UF Gets $3 Million Gift To Create Institute For Biodiversity, Environment

November 7, 2002

GAINESVILLE, Fla. — The University of Florida has received a $3 million gift aimed at making it an international leader in the study of biodiversity and the environment, a field that will play an increasingly important role in agriculture and other areas as Earth becomes more crowded and people continue to deplete its natural resources.

The gift, from the Minnesota-based William W. McGuire and Nadine M. McGuire Family Foundation, will establish a new program to be named the McGuire Institute for Biodiversity and the Environment. Located within the Florida Museum of Natural History on the UF campus, the first-of-its-kind institute will focus on the ecological importance of biodiversity and keeping use of the natural environment in balance with human needs by establishing an endowment to support this field of study.

Research conducted at the institute may lead to the development of drought-resistant crops, which may be needed because of rain belt shifts caused by global warming, or to help save and allow the reintroduction of endangered plant and animal species. Some of these endangered species are considered important indicators of harmful environmental factors that may be causing their destruction.

“Biodiversity, the extraordinary array of plant and animal species that keeps every part of our world functioning, is being recognized as an extremely important issue through this gift,” said Thomas C. Emmel, a professor and director of UF’s Division of Lepidoptera Research who also directs the McGuire Center in which the institute will be located. “This new institute will marshal incredible resources and talents at UF to help lead us toward a more sustainable future regarding ecology and the environment, and help us solve some of the world’s most pressing problems before it is too late.”

Emmel said he hopes the institute also will be able to provide an environmental crisis assessment team that could develop peaceful and environmentally responsible solutions to problems that will benefit humanity, such as fish or animal population reductions caused by mining and its introduction of heavy metals into rivers.

Institute officials expect to bring together researchers from disciplines throughout UF, including the Genetics Institute and the Institute of Food and Agricultural Sciences, Emmel said. The gift also establishes a fund to produce publications on biodiversity, the environment, ecology and Lepidoptera, as well as to support faculty, researchers and staff.

In 2000, the McGuire’s gift of $4.2 million established The McGuire Center for Lepidoptera and Environmental Research now under construction adjacent to the Florida Museum of Natural History. The biodiversity institute will be located in the new 46,000-square-foot center, to be named McGuire Hall, which will house one of the world’s largest collections of butterflies and moths and the associated research facilities for their study. It will contain a public education gallery and living rainforest exhibit. The center is projected to open next fall.

“The institute will bring together the great human and collection resources already located at the University of Florida into one unit that will focus on and foster a wide range of research and educational opportunities with biodiversity and environmental concerns,” said Dr. Bill McGuire. “It will help bring to the forefront of human concern the great need to preserve the Earth’s biodiversity, and address the environmental and human population issues that are adversely impacting the world around us in the 21st century.”
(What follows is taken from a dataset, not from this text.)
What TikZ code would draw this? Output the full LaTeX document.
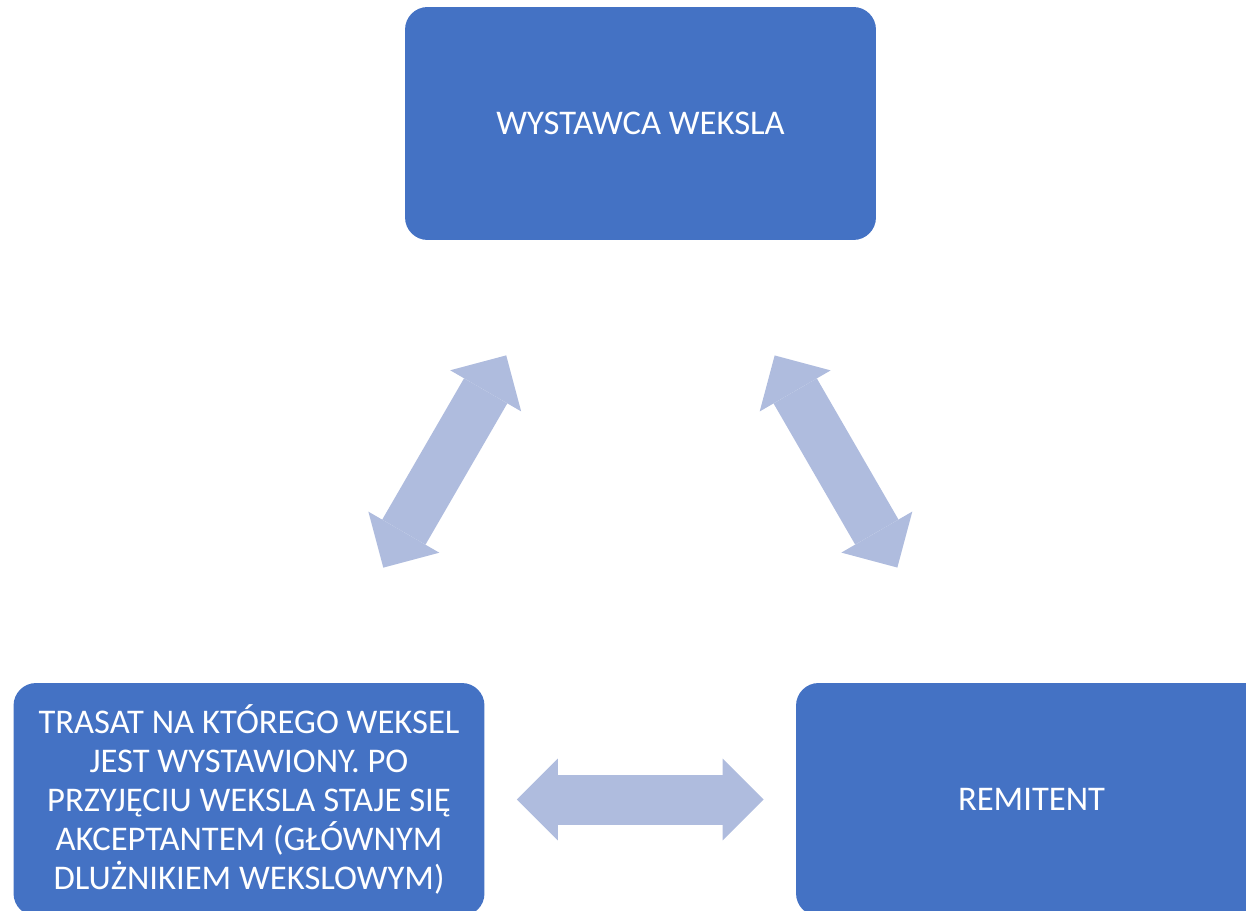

Bernard d’Abrera, a philosopher of science with the Natural History Museum in London, said this field is becoming increasingly important as more land is developed worldwide.

“An institute like this is so important because it is vital that we concentrate on preserving what we have left, so that we may have something to pass on to our children and their children,” d’Abrera said. “We only have between 20 and 30 percent of what was originally created on Earth, and my hope is that the institute will not concentrate on the United States alone, but also will focus on other areas of the world, especially the tropical rainforests.”

Emmel said the institute’s central interest is biodiversity across the world, and will include plants and animals of all species, as well as human impacts on the environment.

“Some of the areas we plan to focus on include Nepal in the Himalayas; West Africa, where 95 percent of the rainforest is gone; and Papua New Guinea, where foreign mining and timber companies are quickly depleting natural resources,” he said.

The McGuires, of Wayzata, Minn., have a long-time interest in Lepidoptera and environmental studies and have donated major collections to UF in the past. Both are graduates of the University of Texas at Austin, and Bill McGuire received his doctor of medicine degree from the University of Texas Medical Branch at Galveston. He currently is chairman and chief executive officer of UnitedHealth Group.